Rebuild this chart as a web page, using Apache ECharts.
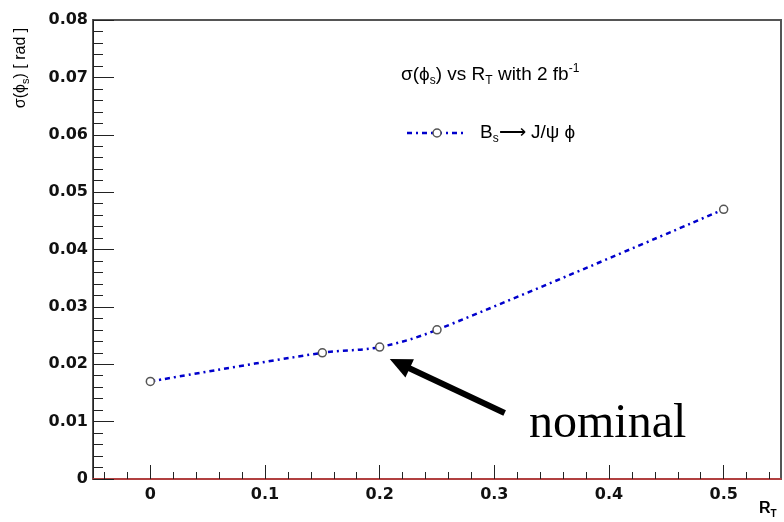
<!DOCTYPE html>
<html><head><meta charset="utf-8">
<script src="https://cdn.jsdelivr.net/npm/echarts@6/dist/echarts.min.js"></script>
<style>html,body{margin:0;padding:0;background:#fff}#c{width:784px;height:522px}</style>
</head><body><div id="c"></div>
<script>
// ---- data ----
const rT = [0, 0.15, 0.2, 0.25, 0.5];
const sigmaPhiS = [0.017, 0.022, 0.023, 0.026, 0.047];
const xTickValues = [0, 0.1, 0.2, 0.3, 0.4, 0.5];
const xTickLabels = ['0', '0.1', '0.2', '0.3', '0.4', '0.5'];
const yTickLabels = ['0', '0.01', '0.02', '0.03', '0.04', '0.05', '0.06', '0.07', '0.08'];
const arrowTail = [0.309, 0.0115];
const arrowHead = [0.2175, 0.0201];

const xMinor = [];
for (let i = -2; i <= 27; i++) { if (i % 5 !== 0) xMinor.push(+(i * 0.02).toFixed(2)); }

const chart = echarts.init(document.getElementById('c'), null, {renderer: 'canvas'});
const tickFont = {fontFamily: 'DejaVu Sans', fontWeight: 'bold', fontSize: 16, color: '#111'};
const rich = {
  n: {fontFamily: 'Liberation Sans', fontSize: 19, lineHeight: 24, color: '#111'},
  s: {fontFamily: 'Liberation Sans', fontSize: 12, lineHeight: 12, verticalAlign: 'bottom', color: '#111'},
  p: {fontFamily: 'Liberation Sans', fontSize: 12, lineHeight: 12, verticalAlign: 'top', color: '#111'}
};
const richY = {
  n: {fontFamily: 'Liberation Sans', fontSize: 16, lineHeight: 20, color: '#111'},
  s: {fontFamily: 'Liberation Sans', fontSize: 11, lineHeight: 11, verticalAlign: 'bottom', color: '#111'}
};
const X0 = -0.05, X1 = 0.55;
chart.setOption({
  animation: false,
  backgroundColor: '#fff',
  grid: {left: 93, right: 3, top: 20, bottom: 43, show: true, borderColor: '#555', borderWidth: 2, backgroundColor: 'transparent'},
  xAxis: [{
    type: 'value', min: X0, max: X1, position: 'bottom',
    axisLine: {show: true, onZero: false, lineStyle: {color: '#d03a3a', width: 1.5}},
    axisTick: {show: true, inside: true, length: 14, customValues: xTickValues, lineStyle: {color: '#222', width: 1}},
    axisLabel: Object.assign({show: true, margin: 8, customValues: xTickValues,
      formatter: v => xTickLabels[Math.round(v * 10)]}, tickFont),
    splitLine: {show: false}
  }, {
    type: 'value', min: X0, max: X1, position: 'bottom',
    axisLine: {show: false},
    axisTick: {show: true, inside: true, length: 7, customValues: xMinor, lineStyle: {color: '#222', width: 1}},
    axisLabel: {show: false},
    splitLine: {show: false}
  }],
  yAxis: {
    type: 'value', min: 0, max: 0.08, interval: 0.01,
    axisLine: {show: true, onZero: false, lineStyle: {color: '#222', width: 1}},
    axisTick: {show: true, inside: true, length: 21, lineStyle: {color: '#222', width: 1}},
    minorTick: {show: true, splitNumber: 5, length: 10, lineStyle: {color: '#222', width: 1}},
    axisLabel: Object.assign({margin: 5, formatter: v => yTickLabels[Math.round(v / 0.01)]}, tickFont),
    splitLine: {show: false}, minorSplitLine: {show: false}
  },
  series: [{
    type: 'line', xAxisIndex: 0,
    data: rT.map((x, i) => [x, sigmaPhiS[i]]),
    smooth: 0.35,
    symbol: 'circle', symbolSize: 8,
    itemStyle: {color: '#fff', borderColor: '#555', borderWidth: 1.5},
    lineStyle: {color: '#0000cc', width: 2.5, type: [5, 4, 2, 4]},
    z: 5,
    markLine: {
      silent: true, animation: false,
      symbol: ['none', 'triangle'], symbolSize: [20, 22],
      lineStyle: {color: '#000', width: 6, type: 'solid'},
      label: {show: false},
      data: [[{coord: arrowTail, symbol: 'none'}, {coord: arrowHead, symbol: 'triangle'}]]
    }
  }],
  graphic: [
    {type: 'text', x: 401, y: 75, style: {text: '{n|σ(ϕ}{s|s}{n|) vs R}{s|T}{n| with 2 fb}{p|-1}', rich: rich, verticalAlign: 'middle'}},
    {type: 'line', shape: {x1: 407, y1: 133, x2: 466, y2: 133}, style: {stroke: '#0000cc', lineWidth: 2.5, lineDash: [5, 4, 2, 4]}},
    {type: 'circle', shape: {cx: 437, cy: 133, r: 4}, style: {fill: '#fff', stroke: '#555', lineWidth: 1.5}},
    {type: 'text', x: 480, y: 133, style: {text: '{n|B}{s|s}{n|⟶ J/ψ ϕ}', rich: rich, verticalAlign: 'middle'}},
    {type: 'text', x: 21, y: 68, rotation: Math.PI / 2, style: {text: '{n|σ(ϕ}{s|s}{n|) [ rad ]}', rich: richY, align: 'center', verticalAlign: 'middle'}},
    {type: 'text', x: 759, y: 509, style: {text: '{b|R}{bs|T}', verticalAlign: 'middle', rich: {
      b: {fontFamily: 'Liberation Sans', fontWeight: 'bold', fontSize: 16, lineHeight: 20, color: '#111'},
      bs: {fontFamily: 'Liberation Sans', fontWeight: 'bold', fontSize: 10, lineHeight: 10, verticalAlign: 'bottom', color: '#111'}}}},
    {type: 'text', x: 529, y: 400, style: {text: 'nominal', fontFamily: 'Liberation Serif', fontSize: 48, fill: '#000', verticalAlign: 'top'}}
  ]
});
</script></body></html>
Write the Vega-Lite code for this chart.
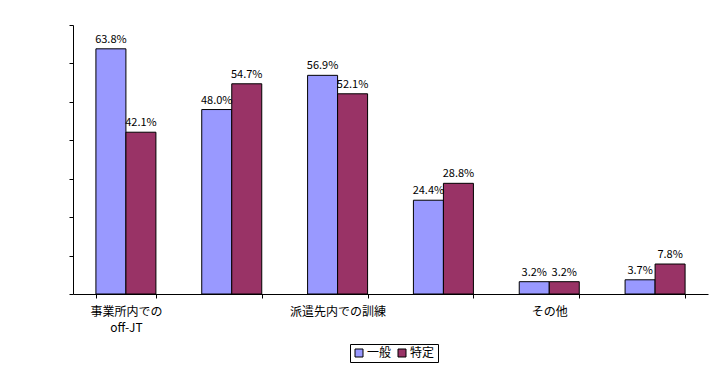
{
  "$schema": "https://vega.github.io/schema/vega-lite/v6.json",
  "width": 635,
  "height": 269,
  "autosize": {"type": "none"},
  "padding": {"left": 73, "top": 25, "right": 12, "bottom": 76},
  "background": "white",
  "data": {
    "values": [
      {"category": "事業所内でのoff-JT", "series": "一般", "value": 63.8},
      {"category": "事業所内でのoff-JT", "series": "特定", "value": 42.1},
      {"category": "事業所外でのoff-JT", "series": "一般", "value": 48.0},
      {"category": "事業所外でのoff-JT", "series": "特定", "value": 54.7},
      {"category": "派遣先内での訓練", "series": "一般", "value": 56.9},
      {"category": "派遣先内での訓練", "series": "特定", "value": 52.1},
      {"category": "通信教育", "series": "一般", "value": 24.4},
      {"category": "通信教育", "series": "特定", "value": 28.8},
      {"category": "その他", "series": "一般", "value": 3.2},
      {"category": "その他", "series": "特定", "value": 3.2},
      {"category": "無回答", "series": "一般", "value": 3.7},
      {"category": "無回答", "series": "特定", "value": 7.8}
    ]
  },
  "transform": [{"calculate": "format(datum.value, '.1f') + '%'", "as": "label"}],
  "encoding": {
    "x": {
      "field": "category",
      "type": "nominal",
      "sort": null,
      "scale": {"paddingInner": 0.433, "paddingOuter": 0.2165},
      "axis": {
        "title": null,
        "labelAngle": 0,
        "labelOverlap": false,
        "labelLimit": 0,
        "labelFontSize": 12,
        "labelColor": "black",
        "labelPadding": 8,
        "labelLineHeight": 16,
        "labelExpr": "datum.value == '事業所内でのoff-JT' ? ['事業所内での', 'off-JT'] : (datum.value == '派遣先内での訓練' || datum.value == 'その他') ? datum.value : ''",
        "tickBand": "extent",
        "ticks": true,
        "tickSize": 4,
        "tickColor": "black",
        "domainColor": "black",
        "grid": false
      }
    },
    "xOffset": {
      "field": "series",
      "type": "nominal",
      "sort": ["一般", "特定"],
      "scale": {"paddingInner": 0, "paddingOuter": 0}
    },
    "y": {
      "field": "value",
      "type": "quantitative",
      "scale": {"domain": [0, 70], "nice": false},
      "axis": {
        "title": null,
        "labels": false,
        "grid": false,
        "values": [0, 10, 20, 30, 40, 50, 60, 70],
        "tickSize": 4,
        "tickColor": "black",
        "domainColor": "black"
      }
    }
  },
  "layer": [
    {
      "mark": {"type": "bar", "stroke": "black", "strokeWidth": 1},
      "encoding": {
        "color": {
          "field": "series",
          "type": "nominal",
          "scale": {"domain": ["一般", "特定"], "range": ["#9999FF", "#993366"]},
          "legend": {
            "orient": "none",
            "legendX": 277,
            "legendY": 319,
            "direction": "horizontal",
            "title": null,
            "strokeColor": "black",
            "fillColor": "white",
            "padding": 3,
            "symbolType": "square",
            "symbolSize": 64,
            "symbolStrokeColor": "black",
            "symbolStrokeWidth": 1,
            "labelFontSize": 12,
            "labelColor": "black",
            "columnPadding": 4,
            "labelOffset": 2
          }
        }
      }
    },
    {
      "mark": {"type": "text", "baseline": "bottom", "dy": -4, "fontSize": 11, "color": "black"},
      "encoding": {"text": {"field": "label"}}
    }
  ],
  "config": {
    "font": "Noto Sans CJK JP",
    "view": {"stroke": null}
  }
}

-------------------------

Begin at the first line of the records and please reproduce every line exactly through the one containing "const arrowHead = [0.2175, 0.0201];", leaving all pictures out.

EXERCISE RESPONSE.
Rebuild this chart as a web page, using Apache ECharts.
<!DOCTYPE html>
<html><head><meta charset="utf-8">
<script src="https://cdn.jsdelivr.net/npm/echarts@6/dist/echarts.min.js"></script>
<style>html,body{margin:0;padding:0;background:#fff}#c{width:784px;height:522px}</style>
</head><body><div id="c"></div>
<script>
// ---- data ----
const rT = [0, 0.15, 0.2, 0.25, 0.5];
const sigmaPhiS = [0.017, 0.022, 0.023, 0.026, 0.047];
const xTickValues = [0, 0.1, 0.2, 0.3, 0.4, 0.5];
const xTickLabels = ['0', '0.1', '0.2', '0.3', '0.4', '0.5'];
const yTickLabels = ['0', '0.01', '0.02', '0.03', '0.04', '0.05', '0.06', '0.07', '0.08'];
const arrowTail = [0.309, 0.0115];
const arrowHead = [0.2175, 0.0201];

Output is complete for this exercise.